As for the new description, there is no 'I always' or 'I never'. If there is a defect in the record I do my best to help the owners correct it. Often that means a new description. If the underlying description and record are sufficient I do not introduce my preferences into the chain of Title. At times it means leaving horrid, twisted and linguistically nauseating descriptions alone. If that keep the Title clean its the better course. I just double up on the acid reducers and anti-nausea meds and move on...
While I am not against writing a 'new legal' that matches what is actually on the ground. It is not always wanted (by the owner). Typically they want their property surveyed and and differences between record and measured distances would be shown on my survey. If the difference between the two was substantial I would recommend a new description be prepared and if so always reference the original deed with a "more particularly described as follows..." so you don't lose the history.
If we're talking about a subdivision, our county requires a metes and bounds legal that matches the plat being submitted. This means in almost every case I am preparing a new description as part of the plat submittal.
That always drives me nuts. I started adding 'this description is intended to describe all of lot x so and so sub and no other property'. It was met with resistance at first. After explaining my reasoning nobody bats an eye...
"The issue at hand is creating a separate deed each time there is a new survey and whether that clouds title."
How could it not?
I stopped writing "new legals" when i began to understand what it is that a Land Surveyor is supposed to do.
Never heard of a non-warranty deed. I suppose where I'm from that would be a quit-claim deed. Attorney told me years ago, never sign a warranty deed. Sign a quit-claim deed and get title insurance if there is risk of the title being defective. Interestingly the title companies always try to get warranty deeds (wonder why - maybe the signer makes the warranty instead of the insurance company). That's how insurance companies make money, collect premiums with little or no risk.
I try to avoid rewriting descriptions. A survey shows the location of the boundary. The title says who owns (has title) to the parcel. So you have a record title document and then with filed surveys you have a map of the location of the boundary. I don't show any - record title lines- on my survey, I might reference the record B/D along with the established B/D from the survey. My surveys show the boundary as I find it, not several to choose from. A current transfer deed might use the title description to transfer title. They could add a reference to the filed survey to help with location of the boundary.

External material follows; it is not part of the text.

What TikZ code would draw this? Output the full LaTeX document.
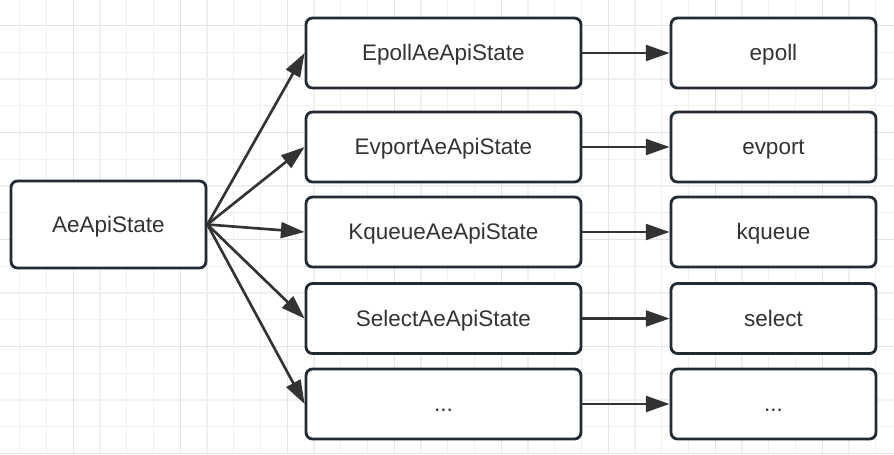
\documentclass[tikz,border=0pt]{standalone}
\usepackage{fontspec}
\setmainfont{Liberation Sans}
\usetikzlibrary{arrows.meta, positioning}

\definecolor{boxline}{HTML}{222A33}
\definecolor{arrowcol}{HTML}{333333}
\definecolor{gridminor}{HTML}{F0F0F0}
\definecolor{gridmajor}{HTML}{E4E4E4}

\tikzset{
  statebox/.style={draw=boxline, line width=1.6pt, rounded corners=0.13cm,
    fill=white, text=arrowcol, align=center,
    font=\fontsize{12.8}{15}\selectfont,
    text height=1em, text depth=0.1em},
  midbox/.style={statebox, minimum width=5.5cm, minimum height=1.4cm},
  implbox/.style={statebox, minimum width=4.1cm, minimum height=1.4cm},
  link/.style={draw=arrowcol, line width=1.5pt,
    -{Triangle[length=13.5pt, width=9pt]}},
}

\begin{document}
\begin{tikzpicture}[x=0.02cm, y=-0.02cm]
    % --- Canvas and grid ---
    \useasboundingbox (0,0) rectangle (894,454);
    \fill[white] (0,0) rectangle (894,454);
    \begin{scope}
      \clip (0,0) rectangle (894,454);
      \foreach \i in {0,...,33}
        \draw[gridminor, line width=0.6pt] ({19.75+26.75*\i},0) -- ++(0,454);
      \foreach \j in {0,...,16}
        \draw[gridminor, line width=0.6pt] (0,{25.5+26.75*\j}) -- ++(894,0);
      \foreach \i in {0,...,7}
        \draw[gridmajor, line width=0.8pt] ({73.25+107*\i},0) -- ++(0,454);
      \foreach \j in {0,...,4}
        \draw[gridmajor, line width=0.8pt] (0,{25.5+107*\j}) -- ++(894,0);
    \end{scope}

    % --- Base state ---
    \node[statebox, minimum width=3.9cm, minimum height=1.74cm] (api) at (108.5,224.5) {AeApiState};

    % --- Backend states ---
    \node[midbox] (epollst)  at (443.5,53)    {EpollAeApiState};
    \node[midbox] (evportst) at (443.5,147)   {EvportAeApiState};
    \node[midbox] (kqueuest) at (443.5,232)   {KqueueAeApiState};
    \node[midbox] (selectst) at (443.5,318.5) {SelectAeApiState};
    \node[midbox] (otherst)  at (443.5,404)   {...};

    % --- Multiplexing libraries ---
    \node[implbox] (epoll)  at (773.5,53)    {epoll};
    \node[implbox] (evport) at (773.5,147)   {evport};
    \node[implbox] (kqueue) at (773.5,232)   {kqueue};
    \node[implbox] (select) at (773.5,318.5) {select};
    \node[implbox] (other)  at (773.5,404)   {...};

    % --- Arrows ---
    \foreach \s in {epollst, evportst, kqueuest, selectst, otherst}
      \draw[link] (api.east) -- (\s.west);
    \draw[link] (epollst)  -- (epoll);
    \draw[link] (evportst) -- (evport);
    \draw[link] (kqueuest) -- (kqueue);
    \draw[link] (selectst) -- (select);
    \draw[link] (otherst)  -- (other);
\end{tikzpicture}
\end{document}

A further note. The fact that changing/rewriting a description clouds title doesn't seem to stop anyone from doing it. Working a a project now. Researched the deeds all the way back to patent. Not surveyors but everyone else including land owners and title companies have rewritten these descriptions to death. For me to really make sense out of it what I needed was the original descriptions, the ones from a estate settlement where they cooked up all the N/E/S/W in chains to perfect sections to divide up grandpa's estate. YUP one big ole simultaneous subdivision using very imperfect descriptions (math right on though). But guess what, no gaps or overlaps that everyone (even a few surveyors) insist are out there. And the descriptions have evolved, what originally was chains to the link are now feet to the hundredth of a foot and bearings to the second. The evolution and rewriting the descriptions just piled on the mess. Office surveying without the field measurements, improving the accuracy from a chain or a link to a hundredth of a foot. Then in Utah sometimes the established boundary makes it hard to get into the field to stake the record title BUT that doesn't seem to stop em either!